I'm stuck in a maddening corner with my novel.
I want to make it better, but I can't. It's not that I have no ability to edit or that I can't revise and revisit scenes. It isn't that I lack motivation to do it either, I often spend huge amounts of time writing every day.
I'm paralyzed by the simple fact that I want my novel to be the best it can be, but I no longer have any perspective on what that is.
I've rewritten the beginning several times. I've shifted the starting point for the story forward and introduced characters that are pivotal at earlier moments. Then I've shown it to other people and changed it all again. Every time I go through this process I realize one thing. I want my book to be the best it can be, but I don't know what that is.

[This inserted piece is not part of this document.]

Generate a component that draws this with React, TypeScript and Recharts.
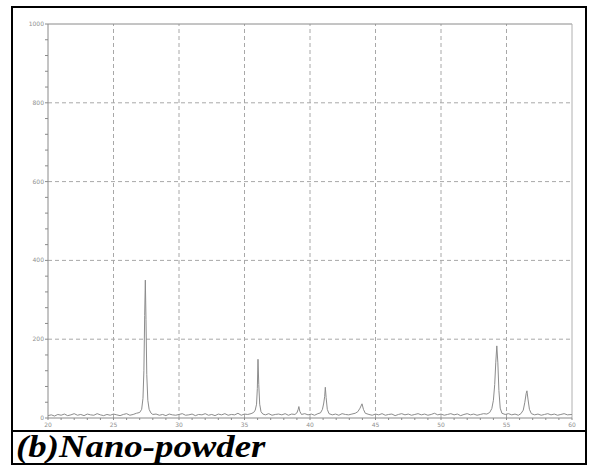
import React from 'react';
import { LineChart, Line, XAxis, YAxis, ReferenceLine } from 'recharts';

const twoTheta = [
  20.0, 20.25, 20.5, 20.75, 21.0, 21.25, 21.5, 21.75, 22.0, 22.25, 22.5, 22.75, 23.0, 23.25, 23.5, 23.75, 24.0, 24.25, 24.5, 24.75, 25.0, 25.25, 25.5, 25.75, 26.0, 26.25, 26.5, 26.75,
  27.0, 27.15, 27.25, 27.32, 27.38, 27.43, 27.48, 27.54, 27.62, 27.72, 27.85, 28.0,
  28.25, 28.5, 28.75, 29.0, 29.25, 29.5, 29.75, 30.0, 30.25, 30.5, 30.75, 31.0, 31.25, 31.5, 31.75, 32.0, 32.25, 32.5, 32.75, 33.0, 33.25, 33.5, 33.75, 34.0, 34.25, 34.5, 34.75, 35.0, 35.25, 35.5,
  35.7, 35.82, 35.92, 35.98, 36.03, 36.09, 36.16, 36.26, 36.4,
  36.6, 36.85, 37.1, 37.35, 37.6, 37.85, 38.1, 38.35, 38.6, 38.85,
  39.0, 39.1, 39.15, 39.22, 39.35,
  39.6, 39.85, 40.1, 40.35, 40.6, 40.8,
  40.95, 41.05, 41.12, 41.17, 41.23, 41.32, 41.45,
  41.7, 41.95, 42.2, 42.45, 42.7, 42.95, 43.2, 43.45,
  43.65, 43.82, 43.97, 44.08, 44.22,
  44.5, 44.75, 45.0, 45.25, 45.5, 45.75, 46.0, 46.25, 46.5, 46.75, 47.0, 47.25, 47.5, 47.75, 48.0, 48.25, 48.5, 48.75, 49.0, 49.25, 49.5, 49.75, 50.0, 50.25, 50.5, 50.75, 51.0, 51.25, 51.5, 51.75, 52.0, 52.25, 52.5, 52.75, 53.0, 53.25, 53.5,
  53.72, 53.88, 54.0, 54.1, 54.18, 54.26, 54.34, 54.42, 54.52, 54.65,
  54.9, 55.15, 55.4, 55.65, 55.9, 56.1,
  56.28, 56.4, 56.5, 56.56, 56.64, 56.75, 56.9,
  57.15, 57.4, 57.65, 57.9, 58.15, 58.4, 58.65, 58.9, 59.15, 59.4, 59.65, 60.0,
];

const intensity = [
  6, 8, 5, 9, 7, 10, 6, 8, 11, 7, 9, 6, 10, 8, 7, 11, 8, 6, 9, 7, 10, 8, 6, 9, 11, 7, 9, 12,
  14, 22, 50, 120, 260, 350, 250, 110, 45, 22, 13, 9,
  10, 7, 9, 6, 10, 8, 7, 9, 11, 7, 8, 10, 6, 9, 8, 11, 7, 9, 6, 10, 8, 11, 7, 9, 8, 12, 7, 10, 9, 11,
  14, 20, 35, 75, 149, 85, 35, 16, 10,
  8, 11, 7, 9, 10, 8, 11, 7, 10, 9,
  13, 22, 29, 17, 9,
  11, 8, 10, 7, 11, 13,
  22, 38, 55, 78, 52, 22, 11,
  8, 10, 7, 11, 9, 8, 10, 12,
  16, 25, 36, 22, 12,
  9, 7, 10, 8, 11, 7, 9, 10, 6, 9, 11, 8, 10, 7, 9, 11, 8, 10, 7, 9, 12, 8, 10, 7, 9, 11, 8, 10, 6, 9, 11, 8, 10, 7, 9, 11, 10,
  14, 24, 45, 85, 140, 183, 140, 70, 25, 12,
  9, 11, 8, 10, 7, 11,
  20, 40, 62, 69, 48, 22, 11,
  8, 10, 7, 9, 11, 8, 10, 7, 9, 11, 8, 9,
];

const xMajor = [20, 25, 30, 35, 40, 45, 50, 55, 60];
const xMinor = [20, 21, 22, 23, 24, 25, 26, 27, 28, 29, 30, 31, 32, 33, 34, 35, 36, 37, 38, 39, 40, 41, 42, 43, 44, 45, 46, 47, 48, 49, 50, 51, 52, 53, 54, 55, 56, 57, 58, 59, 60];
const yMajor = [0, 200, 400, 600, 800, 1000];
const yMinor = [0, 40, 80, 120, 160, 200, 240, 280, 320, 360, 400, 440, 480, 520, 560, 600, 640, 680, 720, 760, 800, 840, 880, 920, 960, 1000];
const caption = '(b)Nano-powder';

const data = twoTheta.map((t, i) => ({ t, v: intensity[i] }));

const AXIS = '#8a8a8a';
const GRID = '#a8a8a8';
const LABEL = '#909090';

const YTick = (props: any) => {
  const { x, y, payload } = props;
  const major = yMajor.includes(payload.value);
  return (
    <g>
      <line x1={x - 3} x2={x} y1={y} y2={y} stroke={AXIS} strokeWidth={1} />
      {major && (
        <text x={x - 4} y={y} dy={2} textAnchor="end" fontSize={6} fill={LABEL} stroke="none" fontFamily="DejaVu Sans">
          {payload.value}
        </text>
      )}
    </g>
  );
};

const XTick = (props: any) => {
  const { x, y, payload } = props;
  const major = xMajor.includes(payload.value);
  return (
    <g>
      <line x1={x} x2={x} y1={y} y2={y + 2} stroke={AXIS} strokeWidth={1} />
      {major && (
        <text x={x} y={y + 9} textAnchor="middle" fontSize={6} fill={LABEL} stroke="none" fontFamily="DejaVu Sans">
          {payload.value}
        </text>
      )}
    </g>
  );
};

const bar = (left: number, top: number, width: number, height: number) => (
  <div style={{ position: 'absolute', left, top, width, height, background: '#000' }} />
);

export default function App() {
  return (
    <div style={{ position: 'absolute', left: 0, top: 0, width: 592, height: 466, background: '#fff', overflow: 'hidden' }}>
      <div style={{ position: 'absolute', left: 0, top: 0 }}>
        <LineChart width={592} height={466} data={data} margin={{ top: 24, right: 20, bottom: 28, left: 8 }}>
          <XAxis
            dataKey="t"
            type="number"
            domain={[20, 60]}
            ticks={xMinor}
            interval={0}
            allowDataOverflow
            stroke={AXIS}
            tickLine={false}
            tickSize={0}
            tickMargin={0}
            height={20}
            tick={<XTick />}
          />
          <YAxis
            type="number"
            domain={[0, 1000]}
            ticks={yMinor}
            interval={0}
            allowDataOverflow
            stroke={AXIS}
            tickLine={false}
            tickSize={0}
            tickMargin={0}
            width={40}
            tick={<YTick />}
          />
          {[200, 400, 600, 800].map((v) => (
            <ReferenceLine key={'h' + v} y={v} stroke={GRID} strokeDasharray="4 3" strokeWidth={1} />
          ))}
          {[25, 30, 35, 40, 45, 50, 55].map((v) => (
            <ReferenceLine key={'v' + v} x={v} stroke={GRID} strokeDasharray="4 3" strokeWidth={1} />
          ))}
          <ReferenceLine y={1000} stroke={AXIS} strokeWidth={1} />
          <ReferenceLine x={60} stroke="#b0b0b0" strokeWidth={1} />
          <Line
            type="linear"
            dataKey="v"
            stroke="#8c8c8c"
            strokeWidth={1}
            dot={false}
            isAnimationActive={false}
          />
        </LineChart>
      </div>
      {bar(11, 6, 2, 459)}
      {bar(11, 6, 576, 2)}
      {bar(585, 6, 2, 459)}
      {bar(11, 430, 576, 2)}
      {bar(11, 463, 576, 2)}
      <div
        style={{
          position: 'absolute',
          left: 16,
          top: 430,
          fontFamily: '"Liberation Serif", "Times New Roman", serif',
          fontWeight: 'bold',
          fontStyle: 'italic',
          fontSize: 32,
          lineHeight: '32px',
          color: '#000',
          whiteSpace: 'nowrap',
          transform: 'scaleX(1.15)',
          transformOrigin: '0 0',
        }}
      >
        {caption}
      </div>
    </div>
  );
}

I'm stuck in a loop of, I'll do whatever is best for the writing quality, when I don't know what that is. The reason I can't recognize it anymore, is a complete lack of perspective.
I can't even imagine what it is like for someone to approach this draft as a reader.
Which brings me to the inevitable moment that I am in now. I won't be able to make this story much better without moving on to other stories and distancing myself. People are lucky that way, we can forget creative works and grow. When we return after months or years, they mean something new to us. They can be renewed in our minds. In my case, the issues with my story will be clearer to me.
Luckily, most agents and editors will take a significant amount of time to respond to my inquiries. So I'm struggling as hard as I can with the beginning of the story. I'm hoping that I can make the first three chapters strong enough that I can get it right and take a break from the novel. I want to write other stories. I have so many ideas in my head that I feel genuine pain that I have to focus on editing draft after draft of the same chapters.